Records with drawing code
☆ ☆ ☆

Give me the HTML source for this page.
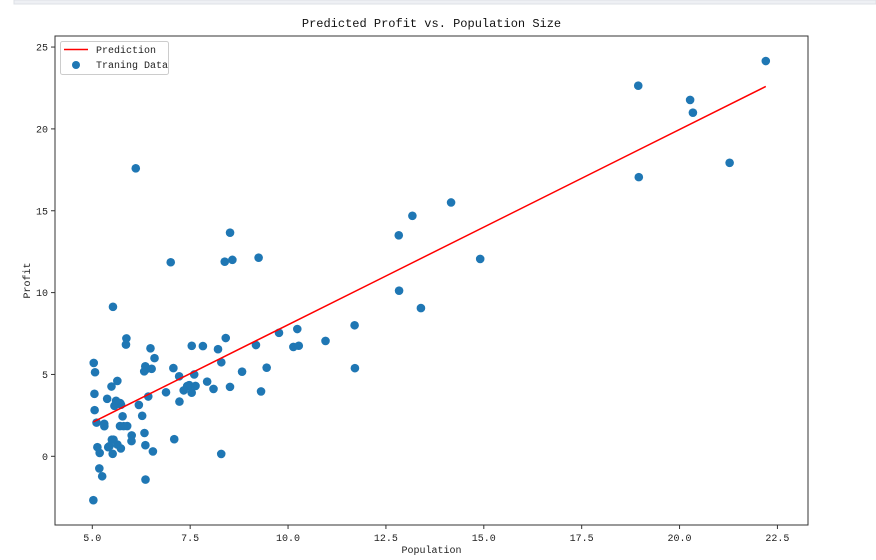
<!DOCTYPE html>
<html><head><meta charset="utf-8"><style>
body{margin:0;background:#fff;}
svg{display:block;font-family:"Liberation Mono","DejaVu Sans Mono",monospace;}
</style></head><body>
<svg width="876" height="560">
<rect x="14" y="0" width="862" height="4" fill="#eef0f4" stroke="#dde0e6"/>
<g id="plot"></g>
</svg>
<script>
const popX=[6.1101,5.5277,8.5186,7.0032,5.8598,8.3829,7.4764,8.5781,6.4862,5.0546,5.7107,14.164,5.734,8.4084,5.6407,5.3794,6.3654,5.1301,6.4296,7.0708,6.1891,20.27,5.4901,6.3261,5.5649,18.945,12.828,10.957,13.176,22.203,5.2524,6.5894,9.2482,5.8918,8.2111,7.9334,8.0959,5.6063,12.836,6.3534,5.4069,6.8825,11.708,5.7737,7.8247,7.0931,5.0702,5.8014,11.7,5.5416,7.5402,5.3077,7.4239,7.6031,6.3328,6.3589,6.2742,5.6397,9.3102,9.4536,8.8254,5.1793,21.279,14.908,18.959,7.2182,8.2951,10.236,5.4994,20.341,10.136,7.3345,6.0062,7.2259,5.0269,6.5479,7.5386,5.0365,10.274,5.1077,5.7292,5.1884,6.3557,9.7687,6.5159,8.5172,9.1802,6.002,5.5204,5.0594,5.7077,7.6366,5.8707,5.3054,8.2934,13.394,5.4369];
const profitY=[17.592,9.1302,13.662,11.854,6.8233,11.886,4.3483,12,6.5987,3.8166,3.2522,15.505,3.1551,7.2258,0.71618,3.5129,5.3048,0.56077,3.6518,5.3893,3.1386,21.767,4.263,5.1875,3.0825,22.638,13.501,7.0467,14.692,24.147,-1.22,5.9966,12.134,1.8495,6.5426,4.5623,4.1164,3.3928,10.117,5.4974,0.55657,3.9115,5.3854,2.4406,6.7318,1.0463,5.1337,1.844,8.0043,1.0179,6.7504,1.8396,4.2885,4.9981,1.4233,-1.4211,2.4756,4.6042,3.9624,5.4141,5.1694,-0.74279,17.929,12.054,17.054,4.8852,5.7442,7.7754,1.0173,20.992,6.6799,4.0259,1.2784,3.3411,-2.6807,0.29678,3.8845,5.7014,6.7526,2.0576,0.47953,0.20421,0.67861,7.5435,5.3436,4.2415,6.7981,0.92695,0.152,2.8214,1.8451,4.2959,7.2029,1.9869,0.14454,9.0551,0.61705];
const theta=[-3.8958,1.1930];
const xTicks=[5.0,7.5,10.0,12.5,15.0,17.5,20.0,22.5];
const yTicks=[0,5,10,15,20,25];
const NS="http://www.w3.org/2000/svg";
const L=55,R=808,T=36,B=525;
function sx(v){return 92.3+(v-5)*39.15;}
function sy(v){return 456.3-v*16.37;}
const g=document.getElementById('plot');
function mk(t,a,txt){const e=document.createElementNS(NS,t);for(const k in a)e.setAttribute(k,a[k]);if(txt!==undefined)e.textContent=txt;g.appendChild(e);return e;}
let e=mk('rect',{x:L,y:T,width:R-L,height:B-T,fill:'#fff',stroke:'#333','stroke-width':1});


xTicks.forEach(v=>{const x=sx(v);
 let t=mk('line',{x1:x,x2:x,y1:B,y2:B+4,stroke:'#333'});
 
 
 let l=mk('text',{x:x,y:B+16,'font-size':10,'text-anchor':'middle',fill:'#222'},v.toFixed(1));
 
 });
yTicks.forEach(v=>{const y=sy(v);
 let t=mk('line',{x1:L-4,x2:L,y1:y,y2:y,stroke:'#333'});
 
 
 let l=mk('text',{x:L-7,y:y+3.5,'font-size':10,'text-anchor':'end',fill:'#222'},String(v));
 
 });
popX.forEach((v,i)=>{let c=mk('circle',{cx:sx(v),cy:sy(profitY[i]),r:4.3,fill:'#1f77b4'});
 
 });
const x0=Math.min(...popX),x1=Math.max(...popX);
e=mk('line',{x1:sx(x0),y1:sy(theta[0]+theta[1]*x0),x2:sx(x1),y2:sy(theta[0]+theta[1]*x1),stroke:'#ff0000','stroke-width':1.5});


e=mk('text',{x:(L+R)/2,y:27,'font-size':12,'text-anchor':'middle',fill:'#111'},'Predicted Profit vs. Population Size');


e=mk('text',{x:(L+R)/2,y:553,'font-size':10,'text-anchor':'middle',fill:'#222'},'Population');


e=mk('text',{x:30,y:(T+B)/2,'font-size':10,'text-anchor':'middle',fill:'#222',transform:'rotate(-90 30 '+((T+B)/2)+')'},'Profit');


e=mk('rect',{x:60.5,y:41.5,width:108,height:33,rx:2,fill:'#fff',stroke:'#ccc'});


e=mk('line',{x1:64,x2:88,y1:49.5,y2:49.5,stroke:'#ff0000','stroke-width':1.5});


e=mk('text',{x:96,y:53,'font-size':10,fill:'#222'},'Prediction');


e=mk('circle',{cx:76,cy:65,r:4,fill:'#1f77b4'});


e=mk('text',{x:96,y:68,'font-size':10,fill:'#222'},'Traning Data');


</script>
</body></html>
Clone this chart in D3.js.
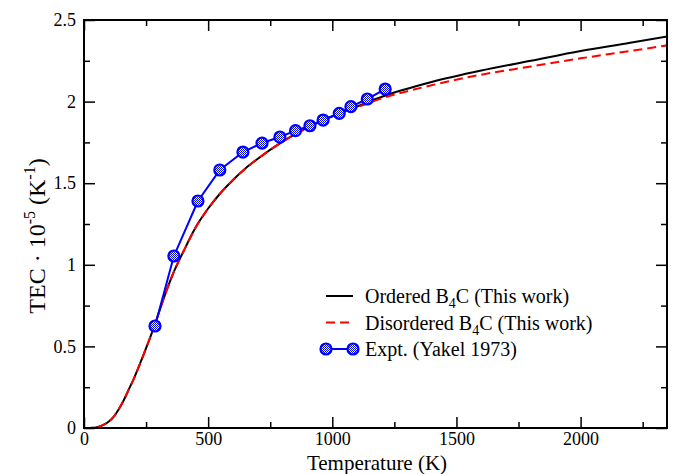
<!DOCTYPE html>
<html>
<head>
<meta charset="utf-8">
<script src="https://cdn.jsdelivr.net/npm/d3@7"></script>
<style>
  html, body { margin: 0; padding: 0; background: #fff; }
  svg { display: block; }
  svg text { font-family: 'Liberation Serif', 'Times New Roman', Times, 'DejaVu Serif', 'Noto Serif', serif; fill: #000; }
</style>
</head>
<body>
<svg id="chart" width="674" height="474"></svg>
<script>
// ---- data ----
const orderedT = [0, 40, 60, 80, 100, 120, 140, 160, 180, 200, 240, 280, 320, 360, 400, 450, 500, 550, 600, 650, 700, 800, 900, 1000, 1100, 1200, 1400, 1600, 1800, 2000, 2200, 2350];
const orderedV = [0, 0.002, 0.008, 0.02, 0.04, 0.07, 0.115, 0.17, 0.235, 0.30, 0.45, 0.61, 0.79, 0.95, 1.08, 1.23, 1.345, 1.44, 1.52, 1.59, 1.65, 1.755, 1.84, 1.91, 1.97, 2.03, 2.12, 2.19, 2.25, 2.31, 2.36, 2.40];
const disorderedT = [0, 40, 60, 80, 100, 120, 140, 160, 180, 200, 240, 280, 320, 360, 400, 450, 500, 550, 600, 650, 700, 800, 900, 1000, 1100, 1200, 1400, 1600, 1800, 2000, 2200, 2350];
const disorderedV = [0, 0.002, 0.008, 0.02, 0.04, 0.07, 0.115, 0.17, 0.235, 0.30, 0.45, 0.61, 0.79, 0.95, 1.08, 1.23, 1.345, 1.44, 1.52, 1.59, 1.65, 1.755, 1.84, 1.91, 1.965, 2.02, 2.10, 2.165, 2.215, 2.265, 2.31, 2.345];
const exptT = [286, 362, 459, 547, 640, 717, 789, 852, 910, 963, 1028, 1075, 1141, 1213];
const exptV = [0.625, 1.054, 1.391, 1.581, 1.691, 1.746, 1.783, 1.822, 1.852, 1.887, 1.928, 1.969, 2.016, 2.077];
const xTicks = [0, 500, 1000, 1500, 2000];
const yTicks = [0, 0.5, 1, 1.5, 2, 2.5];
const xMinorTicks = [250, 750, 1250, 1750, 2250];
const yMinorTicks = [0.25, 0.75, 1.25, 1.75, 2.25];

// ---- layout ----
const FONT = "'Liberation Serif', 'Times New Roman', Times, 'DejaVu Serif', serif";
const svg = d3.select("#chart");
const L = 84, R = 667, T = 20, B = 428;
const x = d3.scaleLinear().domain([0, 2348]).range([L, R]);
const y = d3.scaleLinear().domain([0, 2.5]).range([B, T]);

// pattern for experimental markers
const defs = svg.append("defs");
const pat = defs.append("pattern").attr("id", "chk").attr("patternUnits", "userSpaceOnUse")
  .attr("width", 2).attr("height", 2);
pat.append("rect").attr("width", 2).attr("height", 2).attr("fill", "#ffffff");
pat.append("rect").attr("width", 1).attr("height", 1).attr("fill", "#0000ff");
pat.append("rect").attr("x", 1).attr("y", 1).attr("width", 1).attr("height", 1).attr("fill", "#0000ff");

const plot = svg.append("g");
const clip = defs.append("clipPath").attr("id", "clip");
clip.append("rect").attr("x", L).attr("y", T).attr("width", R - L).attr("height", B - T);

// lines
const line = d3.line().x(d => x(d[0])).y(d => y(d[1])).curve(d3.curveMonotoneX);
plot.append("path").attr("clip-path", "url(#clip)")
  .datum(orderedT.map((t, i) => [t, orderedV[i]]))
  .attr("d", line).attr("fill", "none").attr("stroke", "#000").attr("stroke-width", 2);
plot.append("path").attr("clip-path", "url(#clip)")
  .datum(disorderedT.map((t, i) => [t, disorderedV[i]]))
  .attr("d", line).attr("fill", "none").attr("stroke", "#ff0000").attr("stroke-width", 2)
  .attr("stroke-dasharray", "9,5");

const exData = exptT.map((t, i) => [t, exptV[i]]);
plot.append("path").datum(exData)
  .attr("d", d3.line().x(d => x(d[0])).y(d => y(d[1])))
  .attr("fill", "none").attr("stroke", "#0000ff").attr("stroke-width", 2);
plot.selectAll("circle.ex").data(exData).join("circle").attr("class", "ex")
  .attr("cx", d => x(d[0])).attr("cy", d => y(d[1])).attr("r", 5.5)
  .attr("fill", "url(#chk)").attr("stroke", "#0000ff").attr("stroke-width", 2.2);

// axes (ticks inside)
function axisTicks(axisGen, tr) {
  return svg.append("g").attr("transform", tr).call(axisGen);
}
const fontSize = 18;
axisTicks(d3.axisBottom(x).tickValues(xTicks).tickSize(-11).tickPadding(4).tickFormat(d3.format("d")), `translate(0,${B})`);
axisTicks(d3.axisBottom(x).tickValues(xMinorTicks).tickSize(-6).tickFormat(""), `translate(0,${B})`);
axisTicks(d3.axisTop(x).tickValues(xTicks).tickSize(-11).tickFormat(""), `translate(0,${T})`);
axisTicks(d3.axisTop(x).tickValues(xMinorTicks).tickSize(-6).tickFormat(""), `translate(0,${T})`);
axisTicks(d3.axisLeft(y).tickValues(yTicks).tickSize(-11).tickPadding(8).tickFormat(d => d3.format("")(d)), `translate(${L},0)`);
axisTicks(d3.axisLeft(y).tickValues(yMinorTicks).tickSize(-6).tickFormat(""), `translate(${L},0)`);
axisTicks(d3.axisRight(y).tickValues(yTicks).tickSize(-11).tickFormat(""), `translate(${R},0)`);
axisTicks(d3.axisRight(y).tickValues(yMinorTicks).tickSize(-6).tickFormat(""), `translate(${R},0)`);
svg.selectAll(".domain").remove();
svg.selectAll("g").attr("font-family", FONT);
svg.selectAll(".tick line").attr("stroke", "#000").attr("stroke-width", 1.5);
svg.selectAll(".tick text").attr("font-family", FONT).attr("font-size", fontSize).attr("fill", "#000");
// frame
svg.append("rect").attr("x", L).attr("y", T).attr("width", R - L).attr("height", B - T)
  .attr("fill", "none").attr("stroke", "#000").attr("stroke-width", 2);

// axis titles
svg.append("text").attr("x", 377).attr("y", 469.5).attr("text-anchor", "middle")
  .attr("font-family", FONT).attr("font-size", 21).text("Temperature (K)");
const yt = svg.append("text").attr("transform", `translate(45,236) rotate(-90)`)
  .attr("text-anchor", "middle").attr("font-family", FONT).attr("font-size", 24);
yt.append("tspan").text("TEC · 10");
yt.append("tspan").attr("font-size", 16).attr("dy", -10).text("-5");
yt.append("tspan").attr("dy", 10).text(" (K");
yt.append("tspan").attr("font-size", 16).attr("dy", -10).text("-1");
yt.append("tspan").attr("dy", 10).text(")");

// legend
const lg = svg.append("g");
const lx0 = 326, lx1 = 353, tx = 365;
const rows = [
  { y: 296, parts: ["Ordered B", "4", "C (This work)"] },
  { y: 322.5, parts: ["Disordered B", "4", "C (This work)"] },
  { y: 349, parts: ["Expt. (Yakel 1973)"] }
];
lg.append("line").attr("x1", lx0).attr("x2", lx1).attr("y1", rows[0].y).attr("y2", rows[0].y)
  .attr("stroke", "#000").attr("stroke-width", 2);
lg.append("line").attr("x1", lx0).attr("x2", lx1).attr("y1", rows[1].y).attr("y2", rows[1].y)
  .attr("stroke", "#ff0000").attr("stroke-width", 2).attr("stroke-dasharray", "9,5");
lg.append("line").attr("x1", lx0).attr("x2", lx1).attr("y1", rows[2].y).attr("y2", rows[2].y)
  .attr("stroke", "#0000ff").attr("stroke-width", 2);
[lx0, lx1].forEach(cx => lg.append("circle").attr("cx", cx).attr("cy", rows[2].y).attr("r", 5.5)
  .attr("fill", "url(#chk)").attr("stroke", "#0000ff").attr("stroke-width", 2.2));
rows.forEach(r => {
  const t = lg.append("text").attr("x", tx).attr("y", r.y + 7).attr("font-family", FONT).attr("font-size", 20);
  if (r.parts.length === 1) { t.text(r.parts[0]); return; }
  t.append("tspan").text(r.parts[0]);
  t.append("tspan").attr("font-size", 14).attr("dy", 5).text(r.parts[1]);
  t.append("tspan").attr("dy", -5).text(r.parts[2]);
});
</script>
</body>
</html>
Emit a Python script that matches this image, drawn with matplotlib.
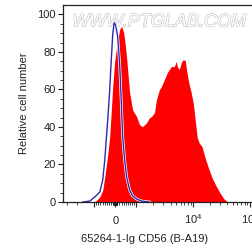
import numpy as np
import matplotlib
matplotlib.use('Agg')
import matplotlib.pyplot as plt
import matplotlib.patheffects as pe
from matplotlib.ticker import FixedLocator, NullFormatter

plt.rcParams['font.family'] = ['Liberation Sans', 'DejaVu Sans']
plt.rcParams['mathtext.fontset'] = 'custom'
plt.rcParams['mathtext.rm'] = 'Liberation Sans'

# isotype control (blue line)
iso_x = [-1574, -1189, -967, -731, -590, -495, -354, -259, -212, -118, -47, 24,
         118, 212, 259, 354, 448, 542, 684, 825, 1012, 1237, 1706]
iso_y = [0, 0.5, 2.7, 5.3, 11.8, 22.5, 43.9, 59.9, 70.6, 89.3, 95.7, 94.1,
         88.2, 73.3, 61.5, 34.8, 22.5, 13.4, 6.4, 3.2, 1.6, 0.5, 0]

# CD56 stained sample (red fill)
cd56_x = [-967, -731, -590, -495, -354, -259, -118, -24, 71, 212, 307, 401, 448,
          542, 590, 684, 825, 1012, 1142, 1288, 1513, 1706, 1849, 2086, 2262,
          2551, 2764, 3119, 3518, 3812, 4130, 4660, 5050, 5260, 5700, 6180,
          6690, 7250, 7860, 8510, 9230, 10000, 10840, 11800, 12700, 14350,
          16200, 18300, 21500, 25200, 29600, 34800, 40800]
cd56_y = [0, 2.7, 6.4, 13.4, 25.1, 34.8, 61.5, 74.9, 82.9, 92.0, 93.6, 90.4, 86.6,
          77.0, 70.6, 58.3, 49.2, 45.5, 41.2, 40.1, 42.2, 44.9, 45.5, 47.6, 54.5,
          59.9, 61.5, 65.2, 69.0, 70.6, 72.2, 72.2, 74.9, 72.2, 70.6, 74.3,
          75.9, 75.4, 67.9, 62.6, 58.3, 52.9, 43.9, 34.2, 31.6, 29.4,
          23.5, 18.7, 12.8, 8.6, 4.8, 1.6, 0]

x_major = [-1000, 0, 1000, 10000, 100000]
x_labels = ['', '0', '', r'$\mathregular{10^4}$', r'$\mathregular{10^5}$']

fig = plt.figure(figsize=(2.52, 2.49), dpi=100)
ax = fig.add_axes([0.25, 0.1888, 0.837, 0.791])

ax.fill_between(cd56_x, cd56_y, 0, color='#ff0000', linewidth=0)
ax.plot(iso_x, iso_y, color='#2b2bb0', linewidth=1.0,
        path_effects=[pe.Stroke(linewidth=2.0, foreground='white'), pe.Normal()])

ax.set_xscale('symlog', linthresh=1000, linscale=0.333)
ax.set_xlim(-3524, 262144)
ax.set_ylim(0, 105)

minor = [-3000, -2000]
minor += [s * v for s in (-1, 1) for v in range(100, 1000, 100)]
minor += [s * v for s in (-1, 1) for v in range(10, 100, 10)]
minor += [m * d for d in (1000, 10000) for m in range(2, 10)] + [200000]
ax.xaxis.set_major_locator(FixedLocator(x_major))
ax.xaxis.set_minor_locator(FixedLocator(minor))
ax.xaxis.set_minor_formatter(NullFormatter())
ax.set_xticklabels(x_labels)
for lbl in ax.get_xticklabels():
    lbl.set_va('baseline')

ax.set_yticks([0, 20, 40, 60, 80, 100])
ax.yaxis.set_minor_locator(FixedLocator(np.arange(0, 105, 5)))

ax.tick_params(which='major', direction='out', length=3.5, width=0.8,
               labelsize=8, colors='#222222')
ax.tick_params(which='minor', direction='out', length=2, width=0.6, colors='#222222')
ax.tick_params(axis='x', which='major', pad=12)
ax.tick_params(axis='y', which='major', pad=1.5)

for side in ['top', 'left', 'bottom']:
    ax.spines[side].set_color('#222222')
    ax.spines[side].set_linewidth(0.9)
ax.spines['right'].set_visible(False)

ax.set_ylabel('Relative cell number', fontsize=8, color='#222222', labelpad=6)
ax.set_xlabel('65264-1-Ig CD56 (B-A19)', fontsize=8, color='#222222', labelpad=4)
ax.xaxis.set_label_coords(0.385, -0.16)

ax.text(0.455, 0.914, 'WWW.PTGLAB.COM', transform=ax.transAxes, fontsize=13,
        fontstyle='italic', color='white', ha='center', va='center',
        path_effects=[pe.Stroke(linewidth=0.9, foreground='#c4c4c4'), pe.Normal()])

plt.savefig('out.png', dpi=100)
plt.close()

☆ ☆ ☆

» **Given instruction**:
Above are some records. Reproduce the lines from the one with "Clone this chart in D3.js." down to the one with "const yMinorTicks = [0.25, 0.75, 1.25, 1.75, 2.25];", keeping both, and leave every picture out.

» **Finished answer**:
Clone this chart in D3.js.
<!DOCTYPE html>
<html>
<head>
<meta charset="utf-8">
<script src="https://cdn.jsdelivr.net/npm/d3@7"></script>
<style>
  html, body { margin: 0; padding: 0; background: #fff; }
  svg { display: block; }
  svg text { font-family: 'Liberation Serif', 'Times New Roman', Times, 'DejaVu Serif', 'Noto Serif', serif; fill: #000; }
</style>
</head>
<body>
<svg id="chart" width="674" height="474"></svg>
<script>
// ---- data ----
const orderedT = [0, 40, 60, 80, 100, 120, 140, 160, 180, 200, 240, 280, 320, 360, 400, 450, 500, 550, 600, 650, 700, 800, 900, 1000, 1100, 1200, 1400, 1600, 1800, 2000, 2200, 2350];
const orderedV = [0, 0.002, 0.008, 0.02, 0.04, 0.07, 0.115, 0.17, 0.235, 0.30, 0.45, 0.61, 0.79, 0.95, 1.08, 1.23, 1.345, 1.44, 1.52, 1.59, 1.65, 1.755, 1.84, 1.91, 1.97, 2.03, 2.12, 2.19, 2.25, 2.31, 2.36, 2.40];
const disorderedT = [0, 40, 60, 80, 100, 120, 140, 160, 180, 200, 240, 280, 320, 360, 400, 450, 500, 550, 600, 650, 700, 800, 900, 1000, 1100, 1200, 1400, 1600, 1800, 2000, 2200, 2350];
const disorderedV = [0, 0.002, 0.008, 0.02, 0.04, 0.07, 0.115, 0.17, 0.235, 0.30, 0.45, 0.61, 0.79, 0.95, 1.08, 1.23, 1.345, 1.44, 1.52, 1.59, 1.65, 1.755, 1.84, 1.91, 1.965, 2.02, 2.10, 2.165, 2.215, 2.265, 2.31, 2.345];
const exptT = [286, 362, 459, 547, 640, 717, 789, 852, 910, 963, 1028, 1075, 1141, 1213];
const exptV = [0.625, 1.054, 1.391, 1.581, 1.691, 1.746, 1.783, 1.822, 1.852, 1.887, 1.928, 1.969, 2.016, 2.077];
const xTicks = [0, 500, 1000, 1500, 2000];
const yTicks = [0, 0.5, 1, 1.5, 2, 2.5];
const xMinorTicks = [250, 750, 1250, 1750, 2250];
const yMinorTicks = [0.25, 0.75, 1.25, 1.75, 2.25];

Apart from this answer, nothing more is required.